The country is on the brink of economic collapse, with the local currency at an all-time low and food prices on the rise.
Acute malnutrition is above emergency thresholds in 25 out of 34 provinces, and is expected to worsen, with almost half of children under 5 and a quarter of pregnant and breastfeeding women needing life-saving nutrition support in the next 12 months.
As winter approaches, getting food into the country and prepositioning it at strategic locations is now the most urgent task for WFP. Once the snow sets in, roads will be cut off and communities stranded. This lean season, WFP food assistance will be the only lifeline for many Afghan families.
The international community needs to step up to avert a humanitarian catastrophe. WFP urgently needs US$220 million a month to help people in need in Afghanistan.

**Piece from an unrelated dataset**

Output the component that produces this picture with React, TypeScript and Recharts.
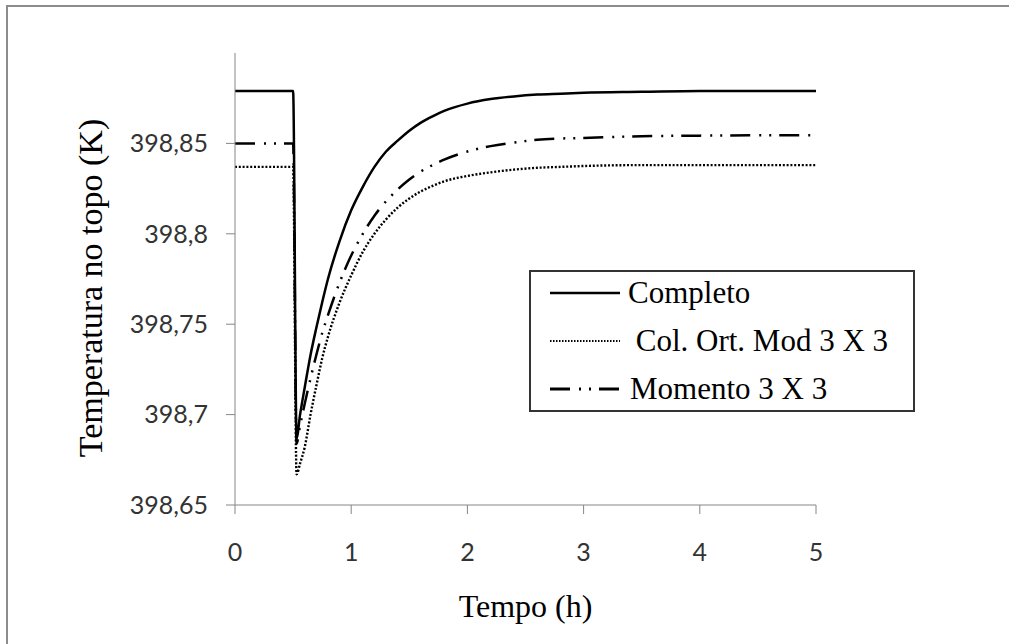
import { LineChart, Line, XAxis, YAxis, Legend } from "recharts";

// Temperatura no topo (K) vs Tempo (h)
const tempo = [0, 0.5, 0.53, 0.56, 0.6, 0.65, 0.7, 0.75, 0.8, 0.9, 1.0, 1.1, 1.2, 1.3, 1.4, 1.5, 1.6, 1.7, 1.8, 2.0, 2.2, 2.4, 2.6, 2.8, 3.0, 3.5, 4.0, 4.5, 5.0];
const completo = [398.879, 398.879, 398.687, 398.7, 398.715, 398.733, 398.748, 398.762, 398.775, 398.796, 398.813, 398.826, 398.837, 398.8455, 398.8515, 398.857, 398.8615, 398.865, 398.868, 398.872, 398.8745, 398.876, 398.877, 398.8775, 398.878, 398.8785, 398.879, 398.879, 398.879];
const colOrtMod = [398.837, 398.837, 398.667, 398.673, 398.682, 398.7, 398.716, 398.731, 398.743, 398.762, 398.777, 398.79, 398.8, 398.808, 398.8145, 398.8195, 398.8235, 398.8265, 398.829, 398.832, 398.834, 398.8355, 398.8365, 398.837, 398.8375, 398.838, 398.838, 398.838, 398.838];
const momento = [398.85, 398.85, 398.684, 398.694, 398.706, 398.72, 398.733, 398.745, 398.755, 398.773, 398.788, 398.8, 398.81, 398.818, 398.8245, 398.83, 398.8345, 398.838, 398.841, 398.8455, 398.8485, 398.8505, 398.852, 398.8527, 398.853, 398.854, 398.8543, 398.8545, 398.8545];

const xTicks = [0, 1, 2, 3, 4, 5];
const yTicks = [398.65, 398.7, 398.75, 398.8, 398.85];
const seriesKeys = ["completo", "colOrt", "momento"];
const seriesNames = ["Completo", " Col. Ort. Mod 3 X 3", "Momento 3 X 3"];

const data = tempo.map((t, i) => ({
  t,
  completo: completo[i],
  colOrt: colOrtMod[i],
  momento: momento[i],
}));

const SERIF = '"Liberation Serif", "Times New Roman", serif';
const SANS = 'Lato, "Noto Sans", sans-serif';
const AXIS = "#868686";

const styles: Record<string, { width: number; dash?: string; legendWidth: number; legendDash?: string }> = {
  completo: { width: 2.5, legendWidth: 2.5 },
  colOrt: { width: 2.4, dash: "2 1.8", legendWidth: 2, legendDash: "1.5 1.5" },
  momento: { width: 2.5, dash: "20 9 2 8 2 8", legendWidth: 3, legendDash: "20 9 2 8 2 8" },
};

function YTitle(props: any) {
  const vb = props.viewBox || { x: 0, y: 53, width: 235, height: 452 };
  const x = vb.x + 90;
  const y = vb.y + vb.height / 2 + 9;
  return (
    <text
      x={x}
      y={y}
      transform={`rotate(-90, ${x}, ${y})`}
      textAnchor="middle"
      dominantBaseline="central"
      style={{ fontFamily: SERIF, fontSize: 34, fill: "#000" }}
    >
      Temperatura no topo (K)
    </text>
  );
}

function BoxLegend() {
  return (
    <div
      style={{
        position: "relative",
        width: 386,
        height: 142,
        border: "2px solid #333",
        boxSizing: "border-box",
        background: "#fff",
        fontFamily: SERIF,
        fontSize: 31,
        color: "#000",
      }}
    >
      {seriesKeys.map((k, i) => (
        <div
          key={k}
          style={{
            position: "absolute",
            left: 19,
            top: 1 + i * 48,
            height: 40,
            display: "flex",
            alignItems: "center",
            whiteSpace: "pre",
          }}
        >
          <svg width={70} height={10} style={{ display: "block" }}>
            <line
              x1={0}
              x2={70}
              y1={5}
              y2={5}
              stroke="#000"
              strokeWidth={styles[k].legendWidth}
              strokeDasharray={styles[k].legendDash}
            />
          </svg>
          <span style={{ marginLeft: i === 2 ? 10 : 8, lineHeight: "40px" }}>{seriesNames[i]}</span>
        </div>
      ))}
    </div>
  );
}

export default function App() {
  return (
    <div style={{ position: "absolute", left: 0, top: 0, width: 1009, height: 644, background: "#fff", overflow: "hidden" }}>
      <div style={{ position: "absolute", left: 6, top: 5, width: 1003, height: 2, background: "#8c8c8c" }} />
      <div style={{ position: "absolute", left: 6, top: 5, width: 2, height: 639, background: "#8c8c8c" }} />
      <div style={{ position: "absolute", left: 0, top: 0 }}>
        <LineChart width={1009} height={644} data={data} margin={{ top: 53, right: 193, bottom: 0, left: 0 }}>
          <XAxis
            dataKey="t"
            type="number"
            domain={[0, 5]}
            ticks={xTicks}
            height={139}
            stroke={AXIS}
            tickSize={9}
            tickMargin={29}
            tick={{ fontFamily: SANS, fontSize: 25, fill: "#333" }}
            tickLine={{ stroke: AXIS }}
            label={{
              value: "Tempo (h)",
              position: "insideBottom",
              offset: 27,
              style: { fontFamily: SERIF, fontSize: 32, fill: "#000" },
            }}
          />
          <YAxis
            type="number"
            domain={[398.65, 398.9]}
            ticks={yTicks}
            width={235}
            stroke={AXIS}
            tickSize={9}
            tickMargin={18}
            tickFormatter={(v: number) => String(v).replace(".", ",")}
            tick={{ fontFamily: SANS, fontSize: 25, fill: "#333" }}
            tickLine={{ stroke: AXIS }}
            label={<YTitle />}
          />
          <Legend
            layout="vertical"
            align="center"
            verticalAlign="middle"
            content={<BoxLegend />}
            wrapperStyle={{ left: 529, top: 270, width: 386, height: 142 }}
          />
          {seriesKeys.map((k, i) => (
            <Line
              key={k}
              dataKey={k}
              name={seriesNames[i]}
              type="monotone"
              stroke="#000"
              strokeWidth={styles[k].width}
              strokeDasharray={styles[k].dash}
              dot={false}
              activeDot={false}
              isAnimationActive={false}
            />
          ))}
        </LineChart>
      </div>
    </div>
  );
}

WFP provides unconditional, fortified and nutritionally-balanced food assistance to people in need in the country. Since the beginning of 2021, WFP has provided 15 million people with food and nutrition support. Our targeted supplementary feeding programme assisted over 500,000 pregnant and breastfeeding women and over 1 million children under 5 suffering from or at risk of malnutrition.
The WFP-managed United Nations Humanitarian Air Service (UNHAS) is providing a regional air bridge linking Pakistan and Tajikistan to Kabul, and domestic services across the country to transport humanitarian responders to the frontlines of the crisis. UNHAS has operated 2,497 flights in 2021, serving 13,577 passengers from 153 humanitarian organisations.